Com o avanço da Netflix para dominar países cuja cinematografia não era difundida a contento, o espectador de hoje já tem muito acesso à Índia, cujo cinema mais tradicional pode ser representado por Doce e Sangrento, Temerário ou o vencedor do Oscar RRR. Em Fúria Primitiva, o grande erro de seu autor foi se agarrar demais na imagem que já foi moldada a seu respeito. Essa característica é tão marcante, que por vários momentos nos pegamos pensando “e se o protagonista de Quem Quer Ser um Milionário? perdesse todo o seu dinheiro, ele poderia se transformar nesse aqui?”, a resposta é provavelmente sim. E isso deve ser um enorme problema inconsciente para os muitos ‘haters’ do filme vencedor do Oscar.

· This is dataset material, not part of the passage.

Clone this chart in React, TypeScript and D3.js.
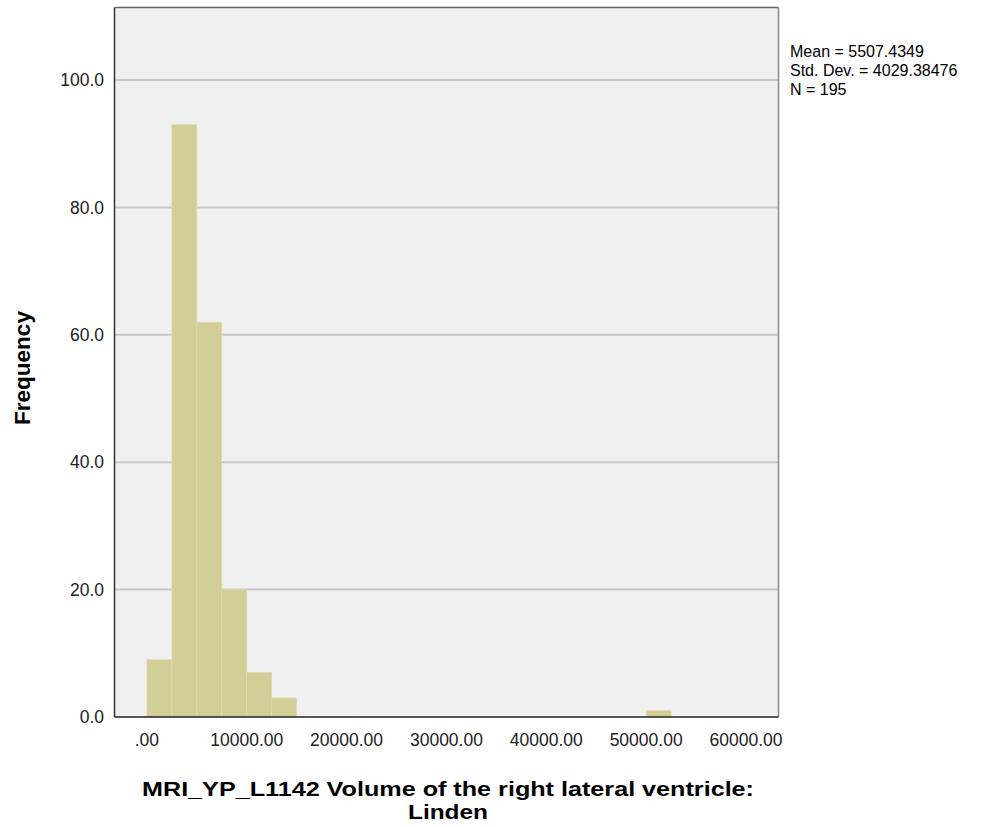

Para o cinéfilo que não tem problema com o longa de 2008, a principal questão é mesmo a pouca novidade que ele apresenta, de todas as formas. Isso é tão evidente como não positivo, que toda a vez que o filme embarca para um rumo desconhecido, ele cresce absurdamente. A ação desenfreada, que gera uma violência que o cinema de hoje parece ter perdido o contato, por exemplo, é não só bem cadenciada, como sua principal razão meritória. A capacidade que Patel encampa como realizador em Fúria Primitiva é a de provar que suas capacidades podem equilibrar uma visão seca e feroz a um olhar entristecido e incrivelmente meigo, que são sua mola propulsora inicial.

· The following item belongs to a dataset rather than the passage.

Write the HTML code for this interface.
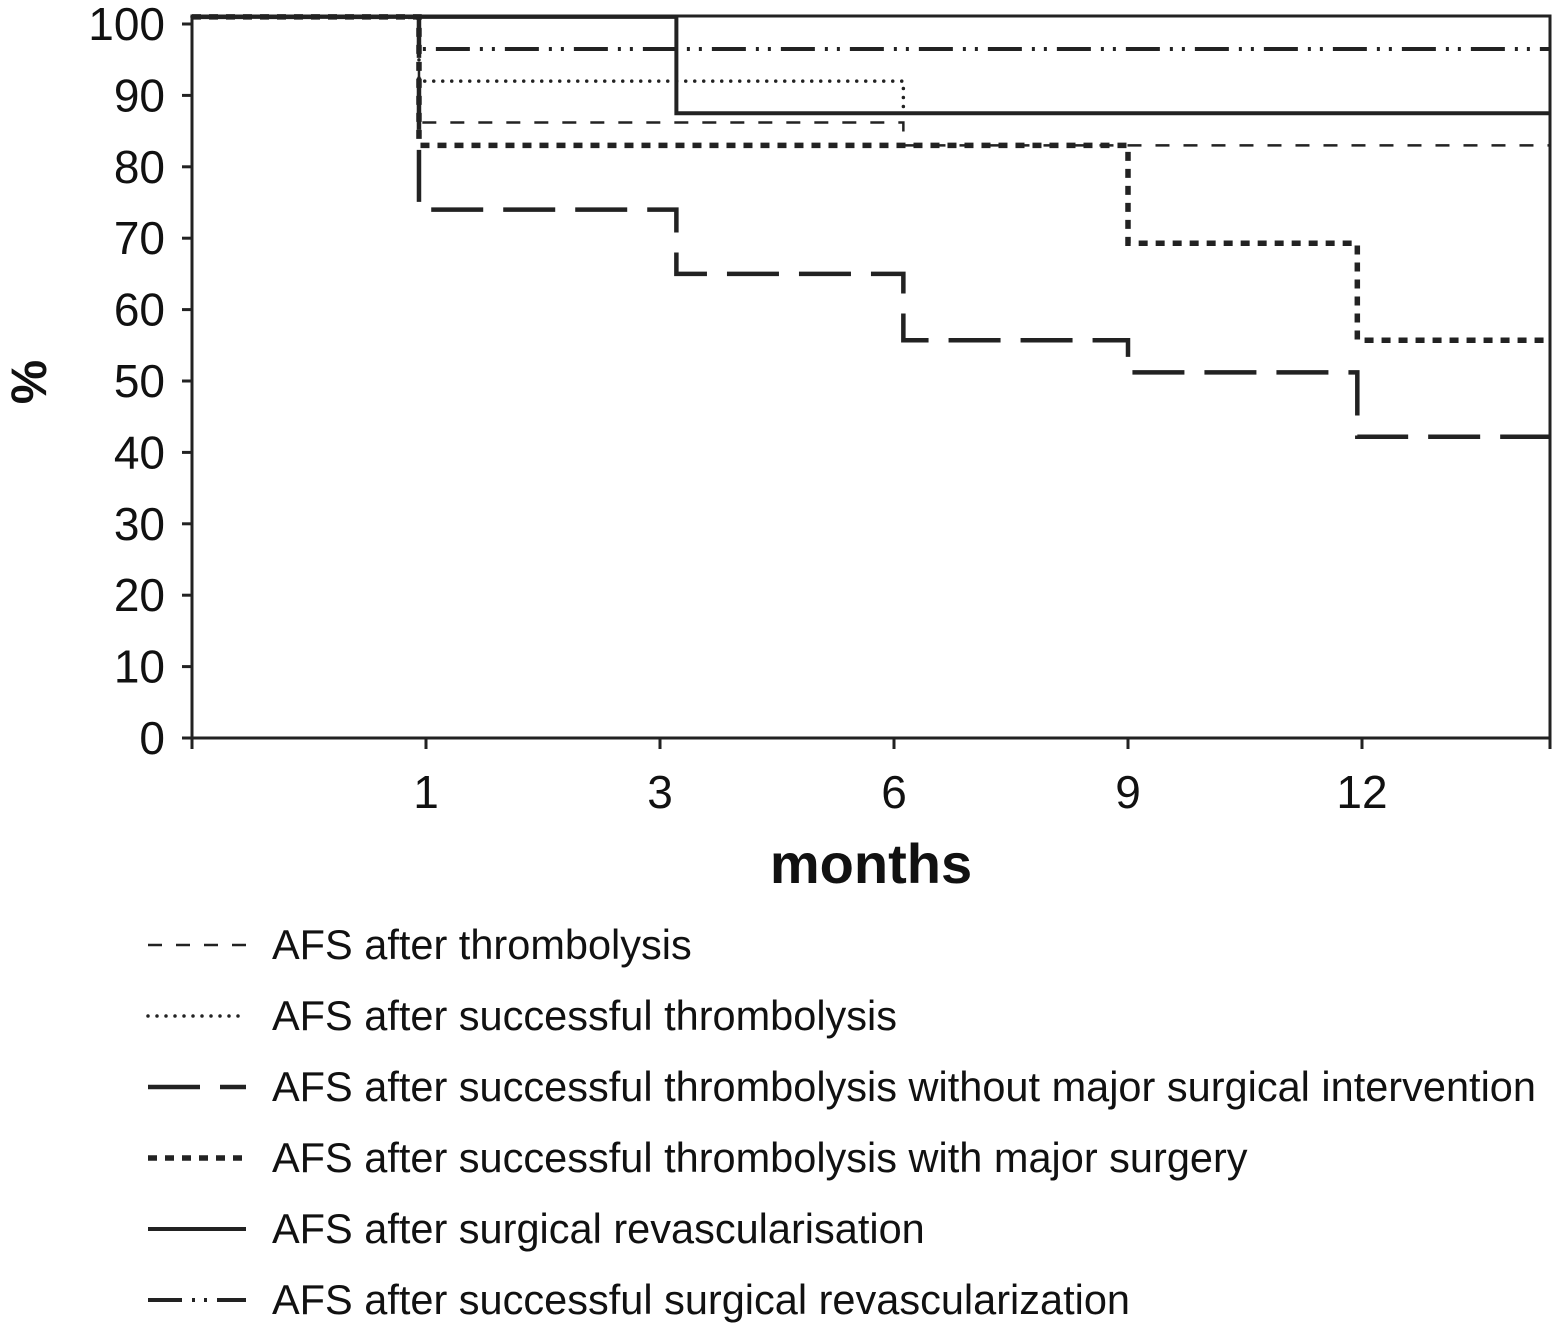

Não há em sua encarnação ator, dessa vez, que explore todo o potencial que ele já apresentou anteriormente, em filmes como Lion ou Atentado ao Hotel Taj Mahal. O que ele tem interesse aqui é provar-se autor, e com isso sua inexperiência acabou afastando suas muitas qualidades dramáticas. Isso não é um problema para um primeiro filme, principalmente um onde todo o trabalho de mise-en-scene para uma decupagem afiada consiga se sobressair. É potente observar que tão belo ator vinha se tornando, em paralelo, um profissional tão acurado, e isso é demonstrado pelo que é dosado, entre a doçura da infância do protagonista e o horror de sua vingança, que é milimetricamente apresentada ao espectador, passo a passo, motivo a motivo.

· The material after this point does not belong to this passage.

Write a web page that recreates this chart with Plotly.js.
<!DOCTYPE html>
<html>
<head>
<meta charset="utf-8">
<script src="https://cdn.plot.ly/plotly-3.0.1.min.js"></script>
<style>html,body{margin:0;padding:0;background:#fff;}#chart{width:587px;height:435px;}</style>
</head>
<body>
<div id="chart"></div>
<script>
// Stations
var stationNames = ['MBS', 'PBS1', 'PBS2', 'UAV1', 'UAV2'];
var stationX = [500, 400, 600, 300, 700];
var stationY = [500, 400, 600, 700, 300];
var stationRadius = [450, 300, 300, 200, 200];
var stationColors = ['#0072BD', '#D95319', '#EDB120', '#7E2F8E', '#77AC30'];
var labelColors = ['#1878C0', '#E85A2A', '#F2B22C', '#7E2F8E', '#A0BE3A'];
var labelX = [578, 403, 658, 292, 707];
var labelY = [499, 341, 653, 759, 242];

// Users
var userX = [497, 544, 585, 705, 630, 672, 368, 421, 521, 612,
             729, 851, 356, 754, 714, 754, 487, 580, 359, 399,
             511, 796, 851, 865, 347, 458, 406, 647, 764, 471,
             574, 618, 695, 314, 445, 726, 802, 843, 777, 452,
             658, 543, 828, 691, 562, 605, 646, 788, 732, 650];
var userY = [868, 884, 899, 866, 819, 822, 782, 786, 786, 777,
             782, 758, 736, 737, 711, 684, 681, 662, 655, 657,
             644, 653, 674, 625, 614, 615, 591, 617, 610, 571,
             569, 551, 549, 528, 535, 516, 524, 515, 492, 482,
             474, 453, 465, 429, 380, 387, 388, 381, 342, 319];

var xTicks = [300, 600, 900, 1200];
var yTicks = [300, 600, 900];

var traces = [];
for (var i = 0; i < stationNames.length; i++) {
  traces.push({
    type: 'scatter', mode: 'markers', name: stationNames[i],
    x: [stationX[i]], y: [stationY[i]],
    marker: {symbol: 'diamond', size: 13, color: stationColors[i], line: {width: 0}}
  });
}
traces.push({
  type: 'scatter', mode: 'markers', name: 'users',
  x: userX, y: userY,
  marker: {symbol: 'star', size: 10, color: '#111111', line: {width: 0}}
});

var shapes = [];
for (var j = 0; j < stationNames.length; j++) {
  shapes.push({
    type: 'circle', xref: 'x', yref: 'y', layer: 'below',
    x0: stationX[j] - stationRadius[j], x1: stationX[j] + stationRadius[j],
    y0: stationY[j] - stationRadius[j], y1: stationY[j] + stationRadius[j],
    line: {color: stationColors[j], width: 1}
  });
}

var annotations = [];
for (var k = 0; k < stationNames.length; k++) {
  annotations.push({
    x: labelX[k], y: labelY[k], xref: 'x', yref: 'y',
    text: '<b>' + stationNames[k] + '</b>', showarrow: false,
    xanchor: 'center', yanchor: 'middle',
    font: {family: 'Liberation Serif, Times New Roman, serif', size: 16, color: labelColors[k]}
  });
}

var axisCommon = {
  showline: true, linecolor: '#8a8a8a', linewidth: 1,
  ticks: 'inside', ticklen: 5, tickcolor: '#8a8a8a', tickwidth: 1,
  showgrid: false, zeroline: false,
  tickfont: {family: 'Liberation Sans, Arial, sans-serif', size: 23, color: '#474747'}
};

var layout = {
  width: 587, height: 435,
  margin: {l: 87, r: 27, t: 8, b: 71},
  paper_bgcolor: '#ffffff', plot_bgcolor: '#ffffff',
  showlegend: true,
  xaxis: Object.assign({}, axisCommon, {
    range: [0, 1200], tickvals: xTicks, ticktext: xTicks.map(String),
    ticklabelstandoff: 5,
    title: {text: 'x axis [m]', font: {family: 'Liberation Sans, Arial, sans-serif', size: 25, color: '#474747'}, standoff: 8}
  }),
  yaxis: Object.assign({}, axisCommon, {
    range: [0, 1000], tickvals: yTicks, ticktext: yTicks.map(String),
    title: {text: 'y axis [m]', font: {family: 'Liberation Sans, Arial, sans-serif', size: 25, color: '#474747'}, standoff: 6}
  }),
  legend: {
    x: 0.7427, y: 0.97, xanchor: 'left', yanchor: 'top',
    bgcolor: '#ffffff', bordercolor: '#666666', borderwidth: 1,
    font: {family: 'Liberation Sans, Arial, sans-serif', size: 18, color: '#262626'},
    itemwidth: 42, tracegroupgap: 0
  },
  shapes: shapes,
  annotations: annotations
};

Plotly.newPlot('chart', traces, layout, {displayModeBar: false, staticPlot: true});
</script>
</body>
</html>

Fúria Primitiva tem um ponto alto que ainda o destaca diante de possíveis ataques de fãs de John Wick – sim, o filme se inspira na franquia, e daí?. Um grupo de hijras está em cena a partir de determinado momento, e colocam no filme uma percepção amplificada dos valores tratados aqui. As hijras indianas são um grupo religioso formado por uma espécie de terceiro gênero na Índia, que poderiam ser tratados no passado como, de maneira resumida, travestis; hoje, mulheres trans, sem a violência que a palavra antiquada representa. Esse é o grupo que ajuda o protagonista quando ele mais precisa, e são delas que saem a cena mais emocionante de todo o filme, quando elas entram também em ação. Para um homossexual como eu, assistir o revide de pessoas perseguidas pela sua designação em confronto com os tradicionais ‘homens brancos cis’, carrega um simbolismo que me leva ao ‘bullying’ que sofri quando criança. Agarrado pelo protagonista que igualmente sofreu pela sua condição, a reação das hijras representa o levante que precisamos impor contra a opressão diária. E, cá entre nós, a cena ainda é linda pra caramba. Obrigado, Patel.